The Pandemic Years

Pandemic Years

These 3 years of pandemic have taught me so much about myself and others. We always talk about getting rid of the leaves and dead branches in our lives. I’ve learned that sometimes we have re-plant the entire tree to get better roots and better results. This I’m just realizing. It was a light bulb moment for sure.  The tree was kind of like in a bucket and not growing. Now it’s being planted near other viable plants to help it grow.

As the year ended I reflected on not just this past year but also the past few years. It was like removing toxic blinders. Or better yet, I stopped taking the blue pill. I saw things how they really were. Doing that, you sometimes create an amazing hybrid.

I know some of the events I caused or even allowed to happen. I have this habit of giving people multiple chances thinking they will change, yet knowing they wouldn’t.

There’s no time like the present to make changes and fix the situation. As each year begins I see and hear the same thing. “I’m going to cut them off at me beginning of the year.”

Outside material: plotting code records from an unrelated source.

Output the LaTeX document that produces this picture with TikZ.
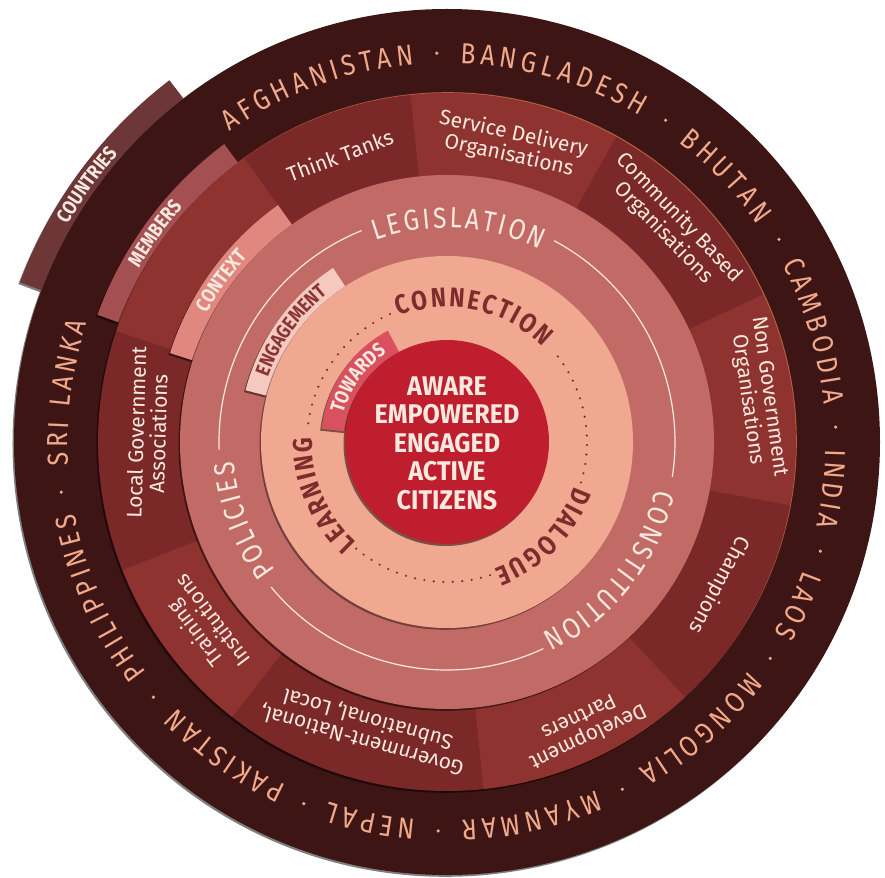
\documentclass[tikz,border=0pt]{standalone}
\usepackage{fontspec}
\usetikzlibrary{decorations.text}
\newfontfamily\thinfont[FakeStretch=0.85]{Fira Sans}
\newfontfamily\labelfont{Fira Sans}
\newfontfamily\condfont[FakeStretch=0.85]{Fira Sans}
\newfontfamily\widecondfont[FakeStretch=0.93]{Fira Sans}
\definecolor{ringdark}{HTML}{3C1514}
\definecolor{countrytext}{HTML}{F2A98A}
\definecolor{countrytab}{HTML}{6E3737}
\definecolor{memberlight}{HTML}{8F3331}
\definecolor{memberdark}{HTML}{7A2928}
\definecolor{membertab}{HTML}{A44F52}
\definecolor{memberline}{HTML}{B5633F}
\definecolor{cream}{HTML}{F8E9DF}
\definecolor{policyring}{HTML}{C26B66}
\definecolor{contexttab}{HTML}{E0877F}
\definecolor{peachring}{HTML}{F0A890}
\definecolor{engagetab}{HTML}{F5C9C0}
\definecolor{engagetext}{HTML}{8A3535}
\definecolor{dialtext}{HTML}{7E2B2C}
\definecolor{citizenred}{HTML}{BE1E2D}
\definecolor{towardstab}{HTML}{D9505F}
\newcommand\countryfont{\thinfont\fontsize{29}{30}\selectfont}
\newcommand\policyfont{\thinfont\fontsize{29}{30}\selectfont}
\newcommand\memberfont{\labelfont\fontsize{21}{22}\selectfont}
\newcommand\dialfont{\condfont\bfseries\fontsize{27}{28}\selectfont}
\newcommand\tabfont{\condfont\bfseries\fontsize{20}{21}\selectfont}
\newcommand\centrefont{\widecondfont\bfseries\fontsize{27}{28.5}\selectfont}
% text on a clockwise arc: radius, from, to, font, colour, text
\newcommand{\arctext}[6]{%
  \path[decorate,decoration={text along path,text align={fit to path},
    text color=#5,text={|#4|#6}}] (#2:#1) arc[start angle=#2,end angle=#3,radius=#1];}
% tab label: radius, half span, colour, text
\newcommand{\tabtext}[4]{%
  \path[decorate,decoration={text along path,text align=center,
    text color=#3,text={|\tabfont|#4}}] (144.5+#2:#1) arc[start angle=144.5+#2,end angle=144.5-#2,radius=#1];}
% tab band with its shadow: inner, outer, from, to, colour
\newcommand{\tabband}[5]{%
  \fill[black,opacity=.5,shift={(-1.5,-1.8)}] (#3:#2) arc[start angle=#3,end angle=#4,radius=#2]
    -- (#4:#1) arc[start angle=#4,end angle=#3,radius=#1] -- cycle;
  \fill[#5] (#3:#2) arc[start angle=#3,end angle=#4,radius=#2]
    -- (#4:#1) arc[start angle=#4,end angle=#3,radius=#1] -- cycle;}
\begin{document}
\begin{tikzpicture}[x=1pt,y=1pt,
  discshadow/.style={fill=black,opacity=.5},
  memberlabel/.style={text=cream,font=\memberfont,align=center,inner sep=0pt},
  dotring/.style={dialtext,line width=2.4,line cap=round,dash pattern=on 0pt off 9.5pt}]
\useasboundingbox (-447,-435) rectangle (438,442);

% countries
\fill[discshadow] (-1.5,-1.8) circle (433);
\fill[ringdark] (0,0) circle (433);
\tabband{433}{456}{159.5}{127.5}{countrytab}
\tabtext{437.5}{20}{cream}{COUNTRIES}
\arctext{379}{125}{95}{\countryfont}{countrytext}{AFGHANISTAN}
\arctext{379}{88}{59.3}{\countryfont}{countrytext}{BANGLADESH}
\arctext{379}{52.3}{34.9}{\countryfont}{countrytext}{BHUTAN}
\arctext{379}{27.9}{5.7}{\countryfont}{countrytext}{CAMBODIA}
\arctext{379}{-1.2}{-12.8}{\countryfont}{countrytext}{INDIA}
\arctext{379}{-19.8}{-30.3}{\countryfont}{countrytext}{LAOS}
\arctext{379}{-37.3}{-59.7}{\countryfont}{countrytext}{MONGOLIA}
\arctext{379}{-66.7}{-87.8}{\countryfont}{countrytext}{MYANMAR}
\arctext{379}{-94.8}{-108.1}{\countryfont}{countrytext}{NEPAL}
\arctext{379}{-115.1}{-135.5}{\countryfont}{countrytext}{PAKISTAN}
\arctext{379}{-142.5}{-169.1}{\countryfont}{countrytext}{PHILIPPINES}
\arctext{379}{-176.5}{-198.3}{\countryfont}{countrytext}{SRI LANKA}
\foreach \a in {91.5,55.8,31.4,2.2,-16.3,-33.8,-63.2,-91.3,-111.6,-139,-172.6}
  \fill[countrytext] (\a:389) circle (1.8);

% members
\tabband{349}{372}{160}{126.8}{membertab}
\tabtext{353.5}{22}{cream}{MEMBERS}
\fill[memberline] (0.8,0.8) circle (349);
\fill[discshadow] (-1.5,-1.8) circle (349);
\foreach \a/\b/\c in {125.5/161.5/memberlight, 96/125.5/memberdark, 61/96/memberlight,
  25/61/memberdark, -10.5/25/memberlight, -47/-10.5/memberdark, -84/-47/memberlight,
  -128/-84/memberdark, -158.5/-128/memberlight, -198.5/-158.5/memberdark}
  \fill[\c] (0,0) -- (\a:349) arc[start angle=\a,end angle=\b,radius=349] -- cycle;
\node[memberlabel,rotate=20.5] (thinktanks) at (110.5:306) {Think Tanks};
\node[memberlabel,rotate=-12.2] (servicedelivery) at (77.8:304) {Service Delivery\\Organisations};
\node[memberlabel,rotate=-46] (community) at (44:312) {Community Based\\Organisations};
\node[memberlabel,rotate=-82] (nongov) at (8:314) {Non Government\\Organisations};
\node[memberlabel,rotate=-117.7] (champions) at (-27.7:307) {Champions};
\node[memberlabel,rotate=-154.4] (development) at (-64.4:317) {Development\\Partners};
\node[memberlabel,rotate=164.1] (government) at (-105.9:299) {Government-National,\\Subnational, Local};
\node[memberlabel,rotate=127.3] (training) at (-142.7:306) {Training\\Institutions};
\node[memberlabel,rotate=88.3] (localgov) at (178.3:300) {Local Government\\Associations};

% context
\tabband{267}{291}{162.2}{125.5}{contexttab}
\tabtext{272.5}{25}{cream}{CONTEXT}
\fill[discshadow] (-1.5,-1.8) circle (267);
\fill[policyring] (0,0) circle (267);
\draw[cream,line width=1.2] (112:228) arc[start angle=112,end angle=182,radius=228];
\draw[cream,line width=1.2] (219.5:228) arc[start angle=219.5,end angle=295,radius=228];
\draw[cream,line width=1.2] (351.2:228) arc[start angle=351.2,end angle=422,radius=228];
\arctext{214}{109.5}{64.2}{\policyfont}{cream}{LEGISLATION}
\arctext{214}{-12.7}{-63.6}{\policyfont}{cream}{CONSTITUTION}
\arctext{214}{216.9}{185.2}{\policyfont}{cream}{POLICIES}

% engagement
\tabband{186}{208}{165.6}{123.2}{engagetab}
\tabtext{190.5}{35}{engagetext}{ENGAGEMENT}
\fill[discshadow,opacity=.4] (-1.5,-1.8) circle (186);
\fill[peachring] (0,0) circle (186);
\draw[dotring] (-16.8:140) arc[start angle=-16.8,end angle=41,radius=140];
\draw[dotring] (229.6:140) arc[start angle=229.6,end angle=289,radius=140];
\draw[dotring] (114:140) arc[start angle=114,end angle=174,radius=140];
\arctext{135}{111}{44.7}{\dialfont}{dialtext}{CONNECTION}
\arctext{135}{-19.2}{-69.7}{\dialfont}{dialtext}{DIALOGUE}
\arctext{135}{228}{178}{\dialfont}{dialtext}{LEARNING}

% towards
\tabband{102}{126}{174}{118}{towardstab}
\tabtext{107.5}{45}{cream}{TOWARDS}
\fill[discshadow] (-1.5,-2) circle (102);
\fill[citizenred] (0,0) circle (102);
\node[text=cream,font=\centrefont,align=center,inner sep=0pt] (citizens) at (0,-1)
  {AWARE\\EMPOWERED\\ENGAGED\\ACTIVE\\CITIZENS};
\end{tikzpicture}
\end{document}
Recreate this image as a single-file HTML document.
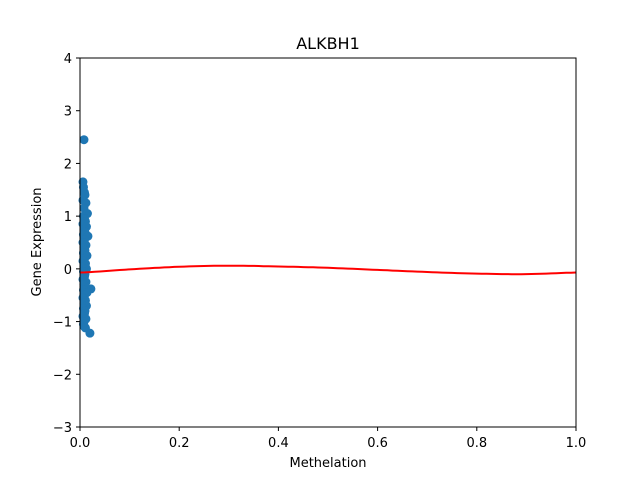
<!DOCTYPE html>
<html><head><meta charset="utf-8"><style>
body{margin:0;background:#fff;font-family:"Liberation Sans","DejaVu Sans",sans-serif}
</style></head><body>
<svg id="chart" width="640" height="480" xmlns="http://www.w3.org/2000/svg" font-family="DejaVu Sans, Liberation Sans, sans-serif">
<rect width="640" height="480" fill="#fff"/>
<g id="pts"></g>
<path id="fit" fill="none" stroke="#ff0000" stroke-width="2"/>
<rect x="80" y="58" width="496" height="369" fill="none" stroke="#000" stroke-width="1"/>
<g id="xt" font-size="13" text-anchor="middle"></g>
<g id="yt" font-size="13" text-anchor="end"></g>
<text x="328" y="49" font-size="16" text-anchor="middle">ALKBH1</text>
<text x="328" y="467" font-size="13" text-anchor="middle">Methelation</text>
<text x="41" y="242" font-size="13" text-anchor="middle" transform="rotate(-90 41 242)">Gene Expression</text>
</svg>
<script>
const xTicks=[0,0.2,0.4,0.6,0.8,1.0];
const xTickLabels=["0.0","0.2","0.4","0.6","0.8","1.0"];
const yTicks=[-3,-2,-1,0,1,2,3,4];
const scatterX=[0.008,0.006,0.007,0.009,0.010,0.006,0.012,0.008,0.015,0.007,0.009,0.011,0.006,0.013,0.008,0.010,0.007,0.016,0.009,0.006,0.012,0.008,0.010,0.007,0.014,0.009,0.006,0.011,0.008,0.013,0.007,0.010,0.009,0.006,0.012,0.008,0.022,0.010,0.007,0.014,0.009,0.006,0.011,0.008,0.013,0.007,0.010,0.009,0.006,0.012,0.008,0.020,0.007,0.009,0.011];
const scatterY=[2.45,1.65,1.55,1.45,1.40,1.30,1.25,1.15,1.05,1.00,0.95,0.90,0.85,0.80,0.75,0.70,0.65,0.62,0.55,0.50,0.45,0.40,0.35,0.30,0.25,0.20,0.15,0.10,0.05,0.00,-0.05,-0.10,-0.15,-0.20,-0.25,-0.30,-0.38,-0.35,-0.40,-0.45,-0.50,-0.55,-0.60,-0.65,-0.70,-0.75,-0.80,-0.85,-0.90,-0.95,-1.00,-1.22,-1.05,-1.10,-1.12];
const fitX=[0,0.1,0.2,0.3,0.4,0.5,0.6,0.7,0.8,0.9,1.0];
const fitY=[-0.07,-0.01,0.04,0.06,0.045,0.02,-0.02,-0.06,-0.09,-0.10,-0.07];
const X=v=>80+v*496, Y=v=>427-(v+3)*369/7;
const NS="http://www.w3.org/2000/svg";
const pts=document.getElementById('pts');
scatterX.forEach((x,i)=>{const c=document.createElementNS(NS,'circle');
c.setAttribute('cx',X(x));c.setAttribute('cy',Y(scatterY[i]));c.setAttribute('r',4.5);c.setAttribute('fill','#1f77b4');


pts.appendChild(c);});
let d='';
for(let i=0;i<fitX.length-1;i++){const x0=fitX[i],x1=fitX[i+1],y0=fitY[i],y1=fitY[i+1];
const ym=i>0?fitY[i-1]:y0,yp=i<fitX.length-2?fitY[i+2]:y1;
for(let s=0;s<=10;s++){const t=s/10;const t2=t*t,t3=t2*t;
const v=0.5*((2*y0)+(-ym+y1)*t+(2*ym-5*y0+4*y1-yp)*t2+(-ym+3*y0-3*y1+yp)*t3);
d+=(d?'L':'M')+X(x0+(x1-x0)*t).toFixed(1)+','+Y(v).toFixed(1);}}
document.getElementById('fit').setAttribute('d',d);
const xt=document.getElementById('xt');
xTicks.forEach((v,i)=>{const l=document.createElementNS(NS,'line');l.setAttribute('x1',X(v));l.setAttribute('x2',X(v));l.setAttribute('y1',427);l.setAttribute('y2',431);l.setAttribute('stroke','#000');


xt.appendChild(l);const t=document.createElementNS(NS,'text');t.setAttribute('x',X(v));t.setAttribute('y',447);t.textContent=xTickLabels[i];


xt.appendChild(t);});
const yt=document.getElementById('yt');
yTicks.forEach(v=>{const l=document.createElementNS(NS,'line');l.setAttribute('x1',76);l.setAttribute('x2',80);l.setAttribute('y1',Y(v));l.setAttribute('y2',Y(v));l.setAttribute('stroke','#000');


yt.appendChild(l);const t=document.createElementNS(NS,'text');t.setAttribute('x',72);t.setAttribute('y',Y(v)+5);t.textContent=v<0?'\u2212'+(-v):String(v);


yt.appendChild(t);});
</script>
</body></html>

First, why wait? Do it now. Sometimes I understand it maybe fear causing person to wait. My thought on that is, they didn’t wait until the beginning of the year to become toxic. Occasionally you may care just a bit too much or have attachment concerns.

Second do you clean your house once a year? Or do you do it often throughout the year? Negative behavior doesn’t get rewarded with ice cream and candy.

The beginning of the pandemic started right after going back to work following my surgery. I was already fed up by that point and started cutting people off. However, it wasn’t a year in that I realized I needed to make more drastic changes. Crazy that it took me getting focus to see that. Now I see one of my “roots” is deadly and needs to neutered and neutralized before causing more harm.

I love my family and close friends. Still I understand not everyone can continue on the journey with me. You know what? I’m okay with that. After all, everyone isn’t supposed to be there for a lifetime. Just as when someone falls asleep in death, we learn to move forward. This emotional death is no different, I will move forward. New roots are being planted each and everyday.